There was only one word I'd been whispering to myself throughout my read, though, it was "melancholic"—if not at all tragic. That was me being so emotional as ever as a reader. I could go on about the technicals of the book and Ishiguro's writing technique: conversational that makes the reader feel like they are "students" themselves. So as not to be "surprised" and bewildered when things and reasons—we all knew were being subtly revealed with clues one by one as the story wore on—have unclouded officially. How he used stream of consciousness as a device to appropriately deal with the former matter. It is something that comes close to telling a story which gives off a certain intimacy between the protagonist and its reader. It really worked out well for me.

But I don't think that's the whole point. The beauty and importance I found in this book is that not only can it tug at readers' hearts, but is also a retelling (if not in the most honest and literal way) of truths about our world and how we move forward as a person included in a society, but some times we feel as though we really aren't exactly.

(Side note: this whole donation thing kind of reminded me of Jonathan Swift's Modest Proposal.)

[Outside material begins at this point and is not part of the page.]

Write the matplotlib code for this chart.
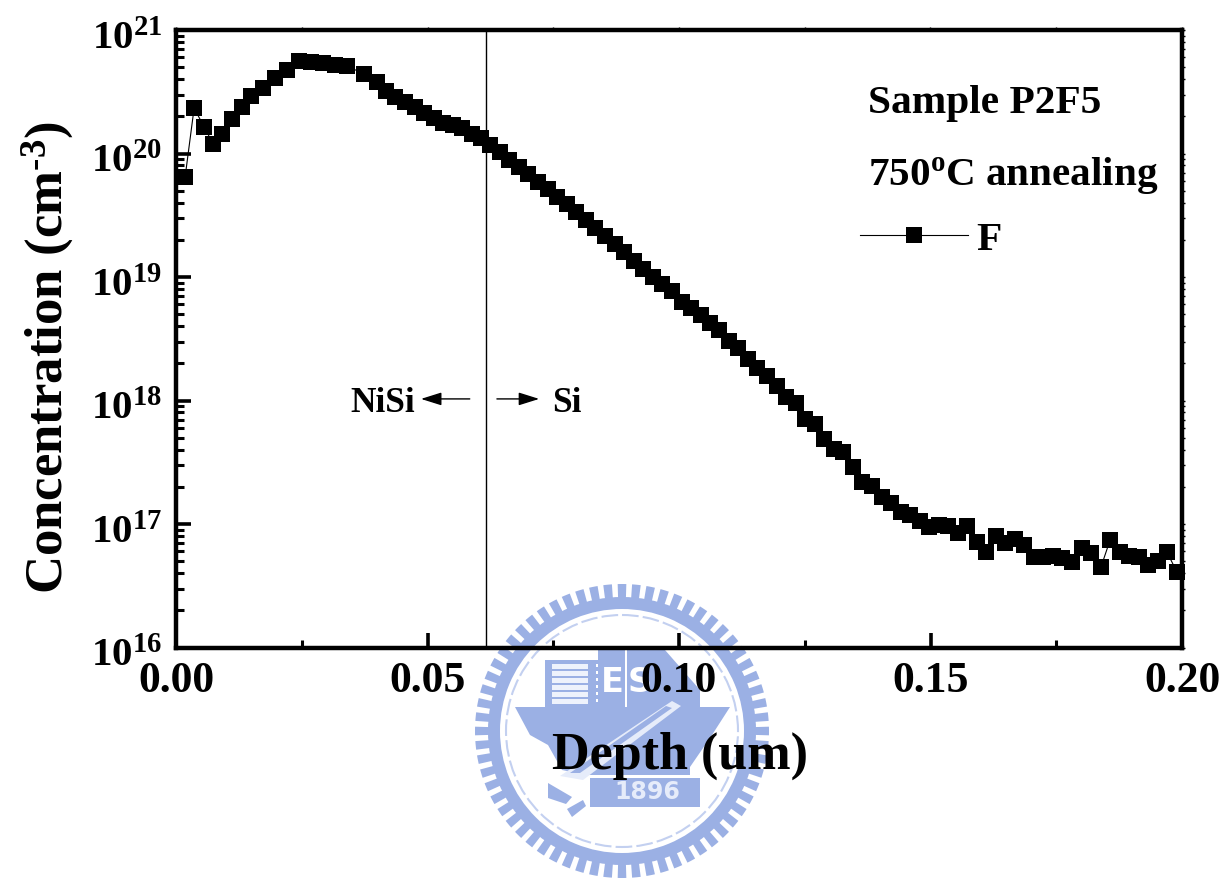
import numpy as np
import matplotlib
matplotlib.use("Agg")
import matplotlib.pyplot as plt
from matplotlib.patches import Circle, Wedge, Polygon, Rectangle
from matplotlib.transforms import ScaledTranslation
from matplotlib.ticker import LogLocator, NullFormatter

W, H = 1229, 881
SERIF = "Liberation Serif"
plt.rcParams.update({
    "font.family": SERIF, "font.weight": "bold",
    "mathtext.fontset": "custom",
    "mathtext.rm": SERIF + ":bold", "mathtext.bf": SERIF + ":bold",
    "mathtext.it": SERIF + ":bold", "mathtext.default": "bf",
})

# ---------- data ----------
depth_um = [.0018,.0036,.0056,.0074,.0091,.0111,.0131,.0149,.0173,.0197,.0221,.0245,.0268,.0292,.0316,.0340,
            .0374,.0400,.0417,.0435,.0455,.0475,.0493,.0513,.0531,.0551,.0569,.0588,.0606,.0624,.0644,.0662,
            .0682,.0700,.0720,.0740,.0757,.0777,.0795,.0815,.0833,.0853,.0873,.0891,.0911,.0928,.0948,.0966,
            .0986,.1006,.1024,.1044,.1062,.1080,.1099,.1117,.1137,.1155,.1175,.1195,.1213,.1233,.1250,.1270,
            .1288,.1308,.1326,.1346,.1364,.1384,.1404,.1421,.1441,.1459,.1479,.1497,.1517,.1535,.1555,.1573,
            .1592,.1610,.1630,.1648,.1668,.1686,.1706,.1724,.1744,.1761,.1781,.1801,.1819,.1839,.1857,.1877,
            .1895,.1914,.1932,.1952,.1970,.1990]
f_conc = [6.4e19,2.33e20,1.64e20,1.19e20,1.44e20,1.90e20,2.38e20,2.92e20,3.39e20,4.09e20,4.74e20,5.61e20,5.51e20,5.41e20,5.21e20,5.11e20,
          4.40e20,3.79e20,3.21e20,2.87e20,2.61e20,2.38e20,2.13e20,1.94e20,1.77e20,1.70e20,1.61e20,1.44e20,1.34e20,1.17e20,1.03e20,8.85e19,
          7.78e19,6.82e19,5.88e19,5.16e19,4.45e19,3.90e19,3.36e19,2.90e19,2.49e19,2.15e19,1.85e19,1.59e19,1.35e19,1.16e19,1.00e19,8.77e18,
          7.71e18,6.28e18,5.61e18,4.92e18,4.25e18,3.72e18,3.03e18,2.66e18,2.17e18,1.83e18,1.58e18,1.31e18,1.07e18,9.55e17,7.08e17,6.46e17,
          4.88e17,4.05e17,3.83e17,2.90e17,2.19e17,2.03e17,1.66e17,1.48e17,1.25e17,1.18e17,1.06e17,9.46e16,9.82e16,9.64e16,8.45e16,9.64e16,
          7.14e16,5.93e16,8.00e16,7.01e16,7.56e16,6.76e16,5.41e16,5.41e16,5.51e16,5.31e16,4.92e16,6.40e16,5.82e16,4.49e16,7.41e16,5.93e16,
          5.51e16,5.41e16,4.66e16,5.01e16,5.93e16,4.08e16]
x_ticks = [0.00, 0.05, 0.10, 0.15, 0.20]
x_tick_labels = ["0.00", "0.05", "0.10", "0.15", "0.20"]
y_ticks = [1e16, 1e17, 1e18, 1e19, 1e20, 1e21]
y_exponents = [16, 17, 18, 19, 20, 21]
interface_depth = 0.0616
assert len(depth_um) == len(f_conc)

fig = plt.figure(figsize=(W / 100, H / 100), dpi=100, facecolor="white")

# ---------- background seal (watermark) ----------
seal = fig.add_axes([0, 0, 1, 1], zorder=0)
seal.set_xlim(0, W); seal.set_ylim(H, 0); seal.axis("off")
BLUE = "#9BB0E4"; PALE = "#C3D0F0"; cx, cy = 622, 731
step = 360 / 64
for a in np.arange(0, 360, step):
    seal.add_patch(Wedge((cx, cy), 147, a - step * 0.3, a + step * 0.3, width=14, color=BLUE, lw=0))
    seal.add_patch(Wedge((cx, cy), 133, a + step * 0.3, a + step * 0.7, width=4, color=PALE, lw=0))
seal.add_patch(Wedge((cx, cy), 134, 0, 360, width=12, fc=BLUE, lw=0))
seal.add_patch(Circle((cx, cy), 116, fc="none", ec=PALE, lw=1.5, ls=(0, (8, 2))))
# hull
seal.add_patch(Polygon([(515, 707), (730, 707), (712, 735), (690, 767), (690, 775), (585, 775),
                        (562, 770), (548, 745), (530, 735)], fc=BLUE, lw=0))
# building with stripes
seal.add_patch(Rectangle((545, 660), 53, 47, fc=BLUE, lw=0))
for yy in range(664, 704, 7):
    seal.add_patch(Rectangle((552, yy), 36, 4.5, fc="#EEF2FC", lw=0))
for yy in range(664, 704, 7):
    seal.add_patch(Rectangle((596, yy), 2, 3, fc="white", lw=0))
seal.add_patch(Rectangle((598, 650), 27, 57, fc=BLUE, lw=0))
seal.add_patch(Polygon([(627, 650), (665, 650), (700, 690), (700, 707), (627, 707)], fc=BLUE, lw=0))
seal.add_patch(Rectangle((625, 650), 2, 54, fc="white", lw=0))
seal.text(612, 683, "E", color="white", fontsize=24, ha="center", va="center", family="DejaVu Sans")
seal.text(640, 683, "S", color="white", fontsize=24, ha="center", va="center", family="DejaVu Sans")
# diagonal ribbon
seal.add_patch(Polygon([(672, 701), (681, 706), (583, 780), (560, 776)], fc="#E6ECFA", lw=0))
seal.add_patch(Polygon([(666, 706), (672, 708), (580, 773), (570, 773)], fc=BLUE, lw=0))
# lower shapes
seal.add_patch(Polygon([(548, 783), (572, 797), (566, 804), (548, 798)], fc=BLUE, lw=0))
seal.add_patch(Polygon([(567, 809), (583, 800), (586, 806), (572, 817)], fc=BLUE, lw=0))
seal.add_patch(Rectangle((590, 778), 110, 29, fc=BLUE, lw=0))
seal.text(647, 792, "1896", color="#E6ECFA", fontsize=17, ha="center", va="center", family="DejaVu Sans")

# ---------- main axes ----------
L, R, T, B = 176, 1182, 30, 647.5
ax = fig.add_axes([L / W, 1 - B / H, (R - L) / W, (B - T) / H], zorder=2)
ax.patch.set_alpha(0)
ax.set_yscale("log")
ax.set_xlim(0, 0.2); ax.set_ylim(1e16, 1e21)

line, = ax.plot(depth_um, f_conc, color="black", lw=0.8, marker="s", ms=11, mew=0,
                clip_on=False, label="F", zorder=3)
ax.axvline(interface_depth, color="black", lw=1.0, zorder=2)

for s in ax.spines.values():
    s.set_linewidth(3.2)
ax.set_xticks(x_ticks, x_tick_labels)
ax.set_xticks(np.array(x_ticks[:-1]) + 0.025, minor=True)
ax.set_yticks(y_ticks, [rf"$\mathbf{{10^{{{e}}}}}$" for e in y_exponents])
ax.yaxis.set_minor_locator(LogLocator(base=10, subs=np.arange(2, 10), numticks=12))
ax.yaxis.set_minor_formatter(NullFormatter())
ax.tick_params(axis="both", which="major", direction="in", length=11, width=2.6)
ax.tick_params(axis="both", which="minor", direction="in", length=6, width=2.2)
ax.tick_params(axis="x", which="major", pad=10, labelsize=31.5)
ax.tick_params(axis="y", which="major", pad=10, labelsize=29.5)
down = ScaledTranslation(0, -5 / 100, fig.dpi_scale_trans)
for lab in ax.get_yticklabels():
    lab.set_transform(lab.get_transform() + down)

# tiny outward ticks on the top and right edges
sec_y = ax.secondary_yaxis("right")
sec_y.set_yticks(y_ticks, [""] * len(y_ticks))
sec_y.yaxis.set_minor_locator(LogLocator(base=10, subs=np.arange(2, 10), numticks=12))
sec_y.yaxis.set_minor_formatter(NullFormatter())
sec_y.tick_params(which="both", direction="out", length=2.4, width=1)
sec_y.spines["right"].set_visible(False)
sec_x = ax.secondary_xaxis("top")
sec_x.set_xticks(x_ticks, [""] * len(x_ticks))
sec_x.set_xticks(np.array(x_ticks[:-1]) + 0.025, minor=True)
sec_x.tick_params(which="both", direction="out", length=2.4, width=1)
sec_x.spines["top"].set_visible(False)

fig.text(680 / W, 1 - 756 / H, "Depth (um)", fontsize=37.5, ha="center", va="center")
fig.text(48 / W, 1 - 358 / H, r"Concentration (cm$^{\text{-}3}$)", fontsize=38, rotation=90,
         ha="center", va="center")

def ann(px, py, s, size):
    ax.text((px - L) / (R - L), 1 - (py - T) / (B - T), s, fontsize=size, transform=ax.transAxes,
            ha="left", va="center")
ann(868, 104, "Sample P2F5", 29.8)
ann(868, 175, r"750$^{\mathrm{o}}$C annealing", 29.6)
ann(350, 403, "NiSi", 25.5)
ann(552, 403, "Si", 25.5)

arrow_y = 1.03e18
for x0, x1 in [(0.0584, 0.0487), (0.0638, 0.0722)]:
    ax.annotate("", xy=(x1, arrow_y), xytext=(x0, arrow_y),
                arrowprops=dict(arrowstyle="-|>,head_length=0.7,head_width=0.22", color="black", lw=1.0,
                                shrinkA=0, shrinkB=0, mutation_scale=18))

ax.legend(handles=[line], loc="upper left", frameon=False, fontsize=29.8,
          bbox_to_anchor=((860 - L) / (R - L), 1 - (221 - T) / (B - T)),
          borderpad=0, borderaxespad=0, handlelength=2.6, handletextpad=0.22)

fig.savefig("out.png", dpi=100)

Kathy, Ruth, Tommy and the rest of the "students", I can't help but think how unfortunate their fates were. First they live to learn and at least get a glimpse of how it really is to feel like a real human (and to test whether or not they had souls) by their guardians' teaching of them to appreciate art—all of these weren't told until the anagnorisis of the book. Thereafter they'd been given just enough time before training and becoming carers to explore and understand the world outside Hailsham and sort things out for themselves, which includes discovering and rediscovering things they haven't yet known and knew all their lives without completely considering it. And finally settling in to mainly why they were made for: to donate, and "complete" by the end of their time. However I think their fates unfortunate according to my own measure stick, it was all redeemed by their bound to fulfilling the purpose of their existence.

I find this utterly melancholic as they knew all along how and what their lives should be, like it's written in the books that can never be altered. But at the same time, I can't help but ponder how much truth that weighs in on this story across the real situations in our lives. That we sometimes question ourselves against the gush of wind, but given no choice better than to accept and take contentment in the way the tide of fate for us is supposed to be. That love may be infinite, like how we drink in the sea view as though the waters can go on forever unbounded by mountains, but—at the very same recognition—we knew it must come to an end.

Never Let Me Go, in a fascinating manner, is so disturbing of a book that will haunt me for quite some time.